In Fgr. 20, two diodes connected in a series are used to construct an electronic thermostat. Two diodes are used to increase the amount of voltage drop as the temperature changes. A field effect transistor and resistor are used to provide a constant current to the two diodes used as the heat sensor. An operational amplifier is used to turn a solid-state relay on or off as the temperature changes. In the example shown, the circuit will operate as a heating thermostat. The output of the amplifier will turn on when the temperature decreases sufficiently. The circuit can be converted to a cooling thermostat by reversing the connections of the inverting and non-inverting inputs of the amplifier.

Fgr. 19 Field effect transistor used to produce a constant current generator.

Fgr. 20 Solid-state thermostat using diodes as heat sensors.

Expansion Due to Pressure

Another common method of sensing a change of temperature is by the increase of pressure of some chemicals. Refrigerants confined in a sealed container, for example, will increase the pressure in the container with an increase of temperature. If a simple bellows is connected to a line containing refrigerant (Fgr. 21) the bellows will expand as the pressure inside the sealed system increases. When the surrounding air temperature decreases, the pressure inside the system decreases and the bellows contracts. When the air temperature increases, the pressure increases and the bellows expands. If the bellows controls a set of contacts, it becomes a bellows type thermostat. A bellows thermostat and the standard NEMA symbols used to represent a temperature operated switch are shown in Fgr. 22.

Fgr. 21 Bellows contracts and expands with a change of refrigerant pressure.

Fgr. 22 Industrial temperature switch.

Fgr. 23 Cut-away view of a smart temperature transmitter.

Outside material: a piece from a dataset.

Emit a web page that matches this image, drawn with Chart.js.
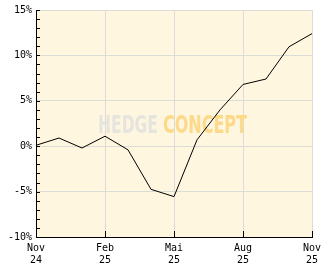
<!DOCTYPE html>
<html>
<head>
  <meta charset="UTF-8">
  <title>Performance</title>
  <script src="https://cdn.jsdelivr.net/npm/chart.js@4/dist/chart.umd.min.js"></script>
  <style>
    body { margin: 0; background: #fff; }
    #wrap { width: 332px; height: 269px; }
  </style>
</head>
<body>
  <div id="wrap"><canvas id="perfChart"></canvas></div>

  <script>
    // monthly points, Nov 24 .. Nov 25
    const months = ["Nov", "Dez", "Jan", "Feb", "Mär", "Apr", "Mai", "Jun", "Jul", "Aug", "Sep", "Okt", "Nov"];
    const years = ["24", "24", "25", "25", "25", "25", "25", "25", "25", "25", "25", "25", "25"];
    const perf = [0.1, 0.9, -0.2, 1.1, -0.4, -4.75, -5.55, 0.7, 4.0, 6.8, 7.4, 10.95, 12.4];
    const yTicks = [-10, -5, 0, 5, 10, 15];

    const gridColor = '#dcdcd6';

    // cream plot area + watermark + inner tick marks
    const plotDeco = {
      id: 'plotDeco',
      beforeDraw(chart) {
        const { ctx, chartArea: a } = chart;
        ctx.save();
        ctx.fillStyle = '#fef6de';
        ctx.fillRect(a.left, a.top, a.right - a.left, a.bottom - a.top);
        ctx.restore();
      },
      beforeDatasetsDraw(chart) {
        const { ctx } = chart;
        ctx.save();
        ctx.font = 'bold 25px "DejaVu Sans Condensed", "DejaVu Sans"';
        ctx.textBaseline = 'alphabetic';
        const drawWord = (txt, x, w, color) => {
          const m = ctx.measureText(txt).width;
          ctx.save();
          ctx.translate(x, 133);
          ctx.scale(w / m, 1);
          ctx.fillStyle = color;
          ctx.fillText(txt, 0, 0);
          ctx.restore();
        };
        drawWord('HEDGE', 98, 60, '#e6e4de');
        drawWord('CONCEPT', 163, 84, '#fdd98a');
        ctx.restore();
      },
      afterDatasetsDraw(chart) {
        const { ctx, chartArea: a } = chart;
        const xs = chart.scales.x, ys = chart.scales.y;
        ctx.save();
        ctx.strokeStyle = '#000';
        ctx.lineWidth = 1;
        ctx.beginPath();
        ys.ticks.forEach((t, i) => {
          const y = Math.round(ys.getPixelForTick(i)) + 0.5;
          ctx.moveTo(a.left, y);
          ctx.lineTo(a.left + 4, y);
        });
        xs.ticks.forEach((t, i) => {
          if (i % 3 !== 0) return;
          const x = Math.round(xs.getPixelForTick(i)) + 0.5;
          ctx.moveTo(x, a.bottom);
          ctx.lineTo(x, a.bottom - 6);
        });
        ctx.stroke();
        ctx.restore();
      }
    };

    new Chart(document.getElementById('perfChart').getContext('2d'), {
      type: 'line',
      data: {
        labels: months.map((m, i) => [m, years[i]]),
        datasets: [{
          data: perf,
          borderColor: '#000',
          borderWidth: 1,
          pointRadius: 0,
          tension: 0,
          fill: false
        }]
      },
      options: {
        responsive: true,
        maintainAspectRatio: false,
        animation: false,
        layout: { padding: { top: 10, right: 20, left: 0, bottom: 0 } },
        plugins: {
          legend: { display: false },
          tooltip: { enabled: false }
        },
        scales: {
          x: {
            offset: false,
            afterFit(s) { s.height = 32; },
            grid: {
              drawTicks: false,
              color: c => (c.index % 3 === 0 ? gridColor : 'rgba(0,0,0,0)')
            },
            border: { color: '#000', width: 1 },
            ticks: {
              autoSkip: false,
              maxRotation: 0,
              padding: 5,
              color: '#000',
              font: { family: '"DejaVu Sans Mono"', size: 10 },
              callback(v, i) { return i % 3 === 0 ? [months[i], years[i]] : ''; }
            }
          },
          y: {
            min: yTicks[0],
            max: yTicks[yTicks.length - 1],
            afterFit(s) { s.width = 36; },
            grid: {
              drawTicks: false,
              color: c => (yTicks.includes(c.tick.value) ? gridColor : 'rgba(0,0,0,0)')
            },
            border: { color: '#000', width: 1 },
            ticks: {
              stepSize: 1,
              autoSkip: false,
              padding: 4,
              color: '#000',
              font: { family: '"DejaVu Sans Mono"', size: 10 },
              callback: v => (yTicks.includes(v) ? v + '%' : '')
            }
          }
        }
      },
      plugins: [plotDeco]
    });
  </script>
</body>
</html>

Smart Temperature Transmitters

Standard temperature transmitters generally send a 4 to 20mA signal to indicate the temperature. They are calibrated for a specific range of temperature such as 0 to 100 degrees. Standard transmitters are de signed to operate with one type of sensor such as RTD, thermocouple, and so on. Any changes to the setting require a recalibration of the unit.

Smart transmitters contain an internal microprocessor and can be calibrated from the control room by sending a signal to the transmitter. It is also possible to check the transmitter for problems from a remote location. A cutaway view of a smart temperature transmitter is shown in Fgr. 23. The transmitter illustrated in Fgr. 23 uses HART (Highway Addressable Remote Transducer) protocol. This transmitter can accept RTD, differential RTD, thermocouple, ohm, and millivolt inputs. A smart temperature transmitter with meter is shown in Fgr. 24.

Fgr. 24 Smart temperature transmitter with meter.


1. Should a metal bar be heated or cooled to make it expand?

2. What type of metal remains in a liquid state at room temperature?

3. How is a bimetal strip made?

4. Why are bimetal strips often formed into a spiral shape?

5. Why should electrical contacts never be permitted to open or close slowly?

6. What two factors determine the amount of voltage produced by a thermocouple?

7. What is a thermopile?

8. What do the letters RTD stand for?

9. What type of wire is used to make an RTD?

10. What material is a thermistor made of?

11. Why is it difficult to measure temperature with a thermistor?

12. If the temperature of an NTC thermistor increases, will its resistance increase or decrease?

13. How can a silicon diode be made to measure temperature?

14. Assume that a silicon diode is being used as a temperature detector. If its temperature increases, will its voltage drop increase or decrease?

15. What type of chemical is used to cause a pressure change in a bellows type thermostat?